◆ TASK BRIEF ◆
Copy all of the records below verbatim.

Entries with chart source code
+ + + + +

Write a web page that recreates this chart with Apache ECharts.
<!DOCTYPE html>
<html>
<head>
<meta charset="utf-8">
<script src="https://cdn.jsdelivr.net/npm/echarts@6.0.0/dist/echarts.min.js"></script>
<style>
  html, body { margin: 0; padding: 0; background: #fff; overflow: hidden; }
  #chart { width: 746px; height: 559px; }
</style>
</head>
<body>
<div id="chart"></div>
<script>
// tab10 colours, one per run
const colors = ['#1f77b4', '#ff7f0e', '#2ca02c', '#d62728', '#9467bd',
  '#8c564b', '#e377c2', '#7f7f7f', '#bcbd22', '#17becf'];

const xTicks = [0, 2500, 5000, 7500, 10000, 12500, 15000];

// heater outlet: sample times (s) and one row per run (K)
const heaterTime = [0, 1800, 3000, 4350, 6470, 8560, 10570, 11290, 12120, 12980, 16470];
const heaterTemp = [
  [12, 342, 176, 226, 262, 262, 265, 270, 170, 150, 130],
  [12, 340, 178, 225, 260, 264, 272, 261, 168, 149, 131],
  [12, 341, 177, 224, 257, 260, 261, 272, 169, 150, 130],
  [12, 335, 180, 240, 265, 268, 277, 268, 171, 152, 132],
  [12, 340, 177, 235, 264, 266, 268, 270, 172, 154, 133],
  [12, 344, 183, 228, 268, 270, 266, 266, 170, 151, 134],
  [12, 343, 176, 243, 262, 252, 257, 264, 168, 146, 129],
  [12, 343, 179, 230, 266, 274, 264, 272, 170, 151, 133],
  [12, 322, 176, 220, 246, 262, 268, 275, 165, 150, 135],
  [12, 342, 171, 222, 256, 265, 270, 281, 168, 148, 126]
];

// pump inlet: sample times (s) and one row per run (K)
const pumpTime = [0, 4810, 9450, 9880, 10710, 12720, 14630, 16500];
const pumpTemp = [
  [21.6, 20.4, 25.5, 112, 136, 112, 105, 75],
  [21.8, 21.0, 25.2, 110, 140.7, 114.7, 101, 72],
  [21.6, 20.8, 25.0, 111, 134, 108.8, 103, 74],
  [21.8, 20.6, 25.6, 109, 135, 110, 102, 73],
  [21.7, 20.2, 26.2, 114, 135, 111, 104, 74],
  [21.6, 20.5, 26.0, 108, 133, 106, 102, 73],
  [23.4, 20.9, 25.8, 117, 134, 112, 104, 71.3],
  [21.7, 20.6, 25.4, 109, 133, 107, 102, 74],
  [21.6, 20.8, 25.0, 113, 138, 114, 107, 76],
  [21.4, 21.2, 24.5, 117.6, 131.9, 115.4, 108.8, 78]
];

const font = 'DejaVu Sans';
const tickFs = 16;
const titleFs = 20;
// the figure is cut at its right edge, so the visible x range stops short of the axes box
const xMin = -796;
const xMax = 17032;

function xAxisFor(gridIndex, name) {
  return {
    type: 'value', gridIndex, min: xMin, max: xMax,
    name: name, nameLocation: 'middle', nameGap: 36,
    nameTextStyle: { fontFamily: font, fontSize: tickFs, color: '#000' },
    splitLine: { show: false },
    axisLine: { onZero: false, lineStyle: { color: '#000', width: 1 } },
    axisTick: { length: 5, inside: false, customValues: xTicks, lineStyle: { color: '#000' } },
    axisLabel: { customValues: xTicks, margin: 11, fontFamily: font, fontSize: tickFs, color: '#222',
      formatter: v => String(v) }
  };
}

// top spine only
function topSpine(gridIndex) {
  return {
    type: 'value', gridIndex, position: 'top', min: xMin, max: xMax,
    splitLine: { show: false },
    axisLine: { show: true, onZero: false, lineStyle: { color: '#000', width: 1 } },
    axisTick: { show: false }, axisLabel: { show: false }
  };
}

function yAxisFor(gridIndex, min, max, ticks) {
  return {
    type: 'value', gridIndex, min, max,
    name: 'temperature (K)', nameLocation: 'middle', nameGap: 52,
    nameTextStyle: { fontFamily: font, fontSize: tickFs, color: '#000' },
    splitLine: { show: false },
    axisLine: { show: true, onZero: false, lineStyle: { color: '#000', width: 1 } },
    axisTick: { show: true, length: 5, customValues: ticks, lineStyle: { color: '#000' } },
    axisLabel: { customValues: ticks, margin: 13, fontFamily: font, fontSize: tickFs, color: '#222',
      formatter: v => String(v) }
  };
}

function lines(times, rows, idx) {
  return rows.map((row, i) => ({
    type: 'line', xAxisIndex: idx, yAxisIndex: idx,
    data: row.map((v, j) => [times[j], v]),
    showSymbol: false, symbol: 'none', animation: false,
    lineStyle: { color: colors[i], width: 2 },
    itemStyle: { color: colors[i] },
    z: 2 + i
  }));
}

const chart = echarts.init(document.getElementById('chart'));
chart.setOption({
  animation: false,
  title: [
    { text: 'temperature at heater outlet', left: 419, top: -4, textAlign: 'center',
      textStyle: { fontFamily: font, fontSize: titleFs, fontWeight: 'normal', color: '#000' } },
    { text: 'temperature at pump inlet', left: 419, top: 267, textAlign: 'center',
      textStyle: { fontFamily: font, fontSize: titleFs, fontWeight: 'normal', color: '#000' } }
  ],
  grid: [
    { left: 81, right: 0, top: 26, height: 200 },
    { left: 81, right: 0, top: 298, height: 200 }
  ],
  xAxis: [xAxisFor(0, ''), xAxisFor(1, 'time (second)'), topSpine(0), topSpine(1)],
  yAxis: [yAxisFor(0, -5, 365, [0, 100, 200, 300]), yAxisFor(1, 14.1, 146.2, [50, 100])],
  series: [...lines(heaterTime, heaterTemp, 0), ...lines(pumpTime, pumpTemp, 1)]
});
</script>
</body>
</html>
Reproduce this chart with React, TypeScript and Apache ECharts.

+ + + + +

◆ FULL ANSWER ◆
Write a web page that recreates this chart with Apache ECharts.
<!DOCTYPE html>
<html>
<head>
<meta charset="utf-8">
<script src="https://cdn.jsdelivr.net/npm/echarts@6.0.0/dist/echarts.min.js"></script>
<style>
  html, body { margin: 0; padding: 0; background: #fff; overflow: hidden; }
  #chart { width: 746px; height: 559px; }
</style>
</head>
<body>
<div id="chart"></div>
<script>
// tab10 colours, one per run
const colors = ['#1f77b4', '#ff7f0e', '#2ca02c', '#d62728', '#9467bd',
  '#8c564b', '#e377c2', '#7f7f7f', '#bcbd22', '#17becf'];

const xTicks = [0, 2500, 5000, 7500, 10000, 12500, 15000];

// heater outlet: sample times (s) and one row per run (K)
const heaterTime = [0, 1800, 3000, 4350, 6470, 8560, 10570, 11290, 12120, 12980, 16470];
const heaterTemp = [
  [12, 342, 176, 226, 262, 262, 265, 270, 170, 150, 130],
  [12, 340, 178, 225, 260, 264, 272, 261, 168, 149, 131],
  [12, 341, 177, 224, 257, 260, 261, 272, 169, 150, 130],
  [12, 335, 180, 240, 265, 268, 277, 268, 171, 152, 132],
  [12, 340, 177, 235, 264, 266, 268, 270, 172, 154, 133],
  [12, 344, 183, 228, 268, 270, 266, 266, 170, 151, 134],
  [12, 343, 176, 243, 262, 252, 257, 264, 168, 146, 129],
  [12, 343, 179, 230, 266, 274, 264, 272, 170, 151, 133],
  [12, 322, 176, 220, 246, 262, 268, 275, 165, 150, 135],
  [12, 342, 171, 222, 256, 265, 270, 281, 168, 148, 126]
];

// pump inlet: sample times (s) and one row per run (K)
const pumpTime = [0, 4810, 9450, 9880, 10710, 12720, 14630, 16500];
const pumpTemp = [
  [21.6, 20.4, 25.5, 112, 136, 112, 105, 75],
  [21.8, 21.0, 25.2, 110, 140.7, 114.7, 101, 72],
  [21.6, 20.8, 25.0, 111, 134, 108.8, 103, 74],
  [21.8, 20.6, 25.6, 109, 135, 110, 102, 73],
  [21.7, 20.2, 26.2, 114, 135, 111, 104, 74],
  [21.6, 20.5, 26.0, 108, 133, 106, 102, 73],
  [23.4, 20.9, 25.8, 117, 134, 112, 104, 71.3],
  [21.7, 20.6, 25.4, 109, 133, 107, 102, 74],
  [21.6, 20.8, 25.0, 113, 138, 114, 107, 76],
  [21.4, 21.2, 24.5, 117.6, 131.9, 115.4, 108.8, 78]
];

const font = 'DejaVu Sans';
const tickFs = 16;
const titleFs = 20;
// the figure is cut at its right edge, so the visible x range stops short of the axes box
const xMin = -796;
const xMax = 17032;

function xAxisFor(gridIndex, name) {
  return {
    type: 'value', gridIndex, min: xMin, max: xMax,
    name: name, nameLocation: 'middle', nameGap: 36,
    nameTextStyle: { fontFamily: font, fontSize: tickFs, color: '#000' },
    splitLine: { show: false },
    axisLine: { onZero: false, lineStyle: { color: '#000', width: 1 } },
    axisTick: { length: 5, inside: false, customValues: xTicks, lineStyle: { color: '#000' } },
    axisLabel: { customValues: xTicks, margin: 11, fontFamily: font, fontSize: tickFs, color: '#222',
      formatter: v => String(v) }
  };
}

// top spine only
function topSpine(gridIndex) {
  return {
    type: 'value', gridIndex, position: 'top', min: xMin, max: xMax,
    splitLine: { show: false },
    axisLine: { show: true, onZero: false, lineStyle: { color: '#000', width: 1 } },
    axisTick: { show: false }, axisLabel: { show: false }
  };
}

function yAxisFor(gridIndex, min, max, ticks) {
  return {
    type: 'value', gridIndex, min, max,
    name: 'temperature (K)', nameLocation: 'middle', nameGap: 52,
    nameTextStyle: { fontFamily: font, fontSize: tickFs, color: '#000' },
    splitLine: { show: false },
    axisLine: { show: true, onZero: false, lineStyle: { color: '#000', width: 1 } },
    axisTick: { show: true, length: 5, customValues: ticks, lineStyle: { color: '#000' } },
    axisLabel: { customValues: ticks, margin: 13, fontFamily: font, fontSize: tickFs, color: '#222',
      formatter: v => String(v) }
  };
}

function lines(times, rows, idx) {
  return rows.map((row, i) => ({
    type: 'line', xAxisIndex: idx, yAxisIndex: idx,
    data: row.map((v, j) => [times[j], v]),
    showSymbol: false, symbol: 'none', animation: false,
    lineStyle: { color: colors[i], width: 2 },
    itemStyle: { color: colors[i] },
    z: 2 + i
  }));
}

const chart = echarts.init(document.getElementById('chart'));
chart.setOption({
  animation: false,
  title: [
    { text: 'temperature at heater outlet', left: 419, top: -4, textAlign: 'center',
      textStyle: { fontFamily: font, fontSize: titleFs, fontWeight: 'normal', color: '#000' } },
    { text: 'temperature at pump inlet', left: 419, top: 267, textAlign: 'center',
      textStyle: { fontFamily: font, fontSize: titleFs, fontWeight: 'normal', color: '#000' } }
  ],
  grid: [
    { left: 81, right: 0, top: 26, height: 200 },
    { left: 81, right: 0, top: 298, height: 200 }
  ],
  xAxis: [xAxisFor(0, ''), xAxisFor(1, 'time (second)'), topSpine(0), topSpine(1)],
  yAxis: [yAxisFor(0, -5, 365, [0, 100, 200, 300]), yAxisFor(1, 14.1, 146.2, [50, 100])],
  series: [...lines(heaterTime, heaterTemp, 0), ...lines(pumpTime, pumpTemp, 1)]
});
</script>
</body>
</html>
Reproduce this chart with React, TypeScript and Apache ECharts.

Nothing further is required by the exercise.